[Goal] Retype each line exactly. Skip images.

##########

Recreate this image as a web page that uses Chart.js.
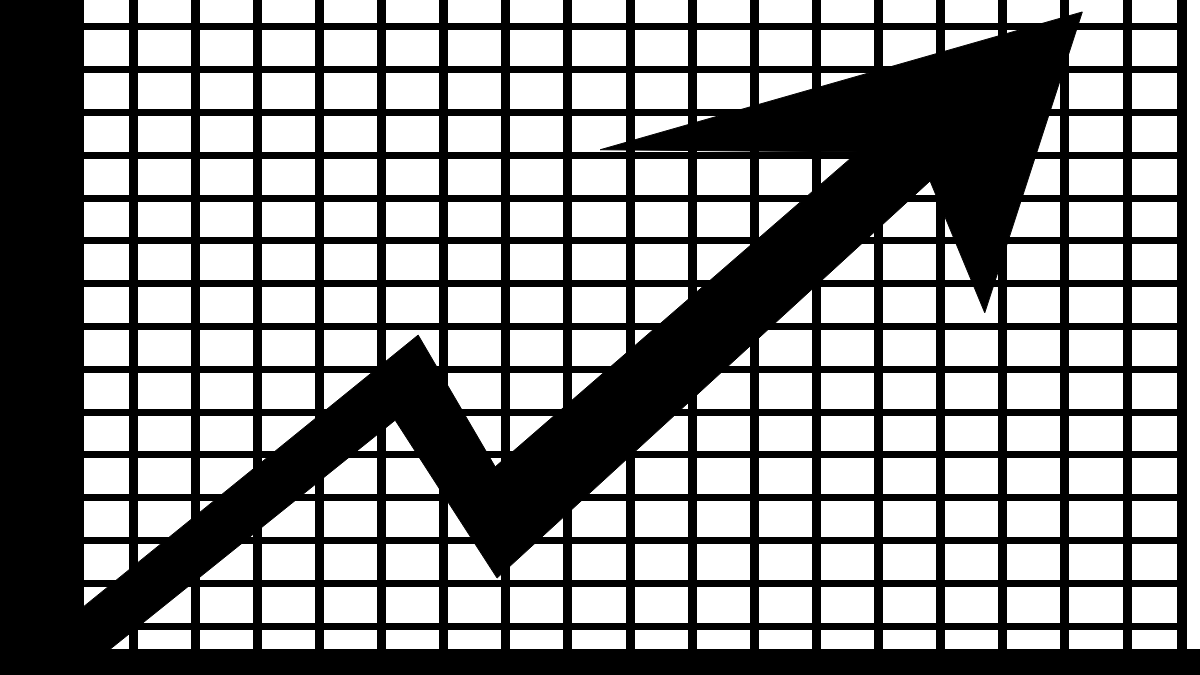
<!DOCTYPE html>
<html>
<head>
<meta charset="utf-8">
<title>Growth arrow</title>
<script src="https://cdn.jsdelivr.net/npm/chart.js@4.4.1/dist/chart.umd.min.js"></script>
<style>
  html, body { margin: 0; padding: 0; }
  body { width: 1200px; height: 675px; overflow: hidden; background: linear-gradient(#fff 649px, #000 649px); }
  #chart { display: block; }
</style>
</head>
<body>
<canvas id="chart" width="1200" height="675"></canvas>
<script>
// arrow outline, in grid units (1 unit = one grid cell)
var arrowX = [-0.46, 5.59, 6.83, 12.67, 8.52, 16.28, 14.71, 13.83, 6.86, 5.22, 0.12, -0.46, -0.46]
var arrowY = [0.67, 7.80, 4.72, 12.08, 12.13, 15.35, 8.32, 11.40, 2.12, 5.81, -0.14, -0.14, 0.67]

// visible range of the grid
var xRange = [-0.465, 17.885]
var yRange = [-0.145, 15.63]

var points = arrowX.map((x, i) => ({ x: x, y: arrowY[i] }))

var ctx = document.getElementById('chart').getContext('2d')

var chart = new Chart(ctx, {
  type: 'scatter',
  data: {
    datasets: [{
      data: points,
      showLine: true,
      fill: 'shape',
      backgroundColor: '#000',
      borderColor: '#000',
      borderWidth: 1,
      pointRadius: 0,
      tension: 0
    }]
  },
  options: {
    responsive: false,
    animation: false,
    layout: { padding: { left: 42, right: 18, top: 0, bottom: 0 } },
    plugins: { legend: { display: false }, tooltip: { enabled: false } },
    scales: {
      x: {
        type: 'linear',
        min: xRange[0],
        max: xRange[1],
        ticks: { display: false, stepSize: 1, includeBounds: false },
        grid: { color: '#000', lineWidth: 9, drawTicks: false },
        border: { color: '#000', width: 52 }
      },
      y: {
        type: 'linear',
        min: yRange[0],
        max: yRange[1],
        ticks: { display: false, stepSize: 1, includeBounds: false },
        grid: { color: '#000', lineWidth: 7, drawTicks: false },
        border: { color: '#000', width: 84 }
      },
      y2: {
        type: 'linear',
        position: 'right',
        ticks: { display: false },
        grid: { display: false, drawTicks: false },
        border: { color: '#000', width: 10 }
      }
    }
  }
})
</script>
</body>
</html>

##########

[Exercise result]
Recreate this image as a web page that uses Chart.js.
<!DOCTYPE html>
<html>
<head>
<meta charset="utf-8">
<title>Growth arrow</title>
<script src="https://cdn.jsdelivr.net/npm/chart.js@4.4.1/dist/chart.umd.min.js"></script>
<style>
  html, body { margin: 0; padding: 0; }
  body { width: 1200px; height: 675px; overflow: hidden; background: linear-gradient(#fff 649px, #000 649px); }
  #chart { display: block; }
</style>
</head>
<body>
<canvas id="chart" width="1200" height="675"></canvas>
<script>
// arrow outline, in grid units (1 unit = one grid cell)
var arrowX = [-0.46, 5.59, 6.83, 12.67, 8.52, 16.28, 14.71, 13.83, 6.86, 5.22, 0.12, -0.46, -0.46]
var arrowY = [0.67, 7.80, 4.72, 12.08, 12.13, 15.35, 8.32, 11.40, 2.12, 5.81, -0.14, -0.14, 0.67]

// visible range of the grid
var xRange = [-0.465, 17.885]
var yRange = [-0.145, 15.63]

var points = arrowX.map((x, i) => ({ x: x, y: arrowY[i] }))

var ctx = document.getElementById('chart').getContext('2d')

var chart = new Chart(ctx, {
  type: 'scatter',
  data: {
    datasets: [{
      data: points,
      showLine: true,
      fill: 'shape',
      backgroundColor: '#000',
      borderColor: '#000',
      borderWidth: 1,
      pointRadius: 0,
      tension: 0
    }]
  },
  options: {
    responsive: false,
    animation: false,
    layout: { padding: { left: 42, right: 18, top: 0, bottom: 0 } },
    plugins: { legend: { display: false }, tooltip: { enabled: false } },
    scales: {
      x: {
        type: 'linear',
        min: xRange[0],
        max: xRange[1],
        ticks: { display: false, stepSize: 1, includeBounds: false },
        grid: { color: '#000', lineWidth: 9, drawTicks: false },
        border: { color: '#000', width: 52 }
      },
      y: {
        type: 'linear',
        min: yRange[0],
        max: yRange[1],
        ticks: { display: false, stepSize: 1, includeBounds: false },
        grid: { color: '#000', lineWidth: 7, drawTicks: false },
        border: { color: '#000', width: 84 }
      },
      y2: {
        type: 'linear',
        position: 'right',
        ticks: { display: false },
        grid: { display: false, drawTicks: false },
        border: { color: '#000', width: 10 }
      }
    }
  }
})
</script>
</body>
</html>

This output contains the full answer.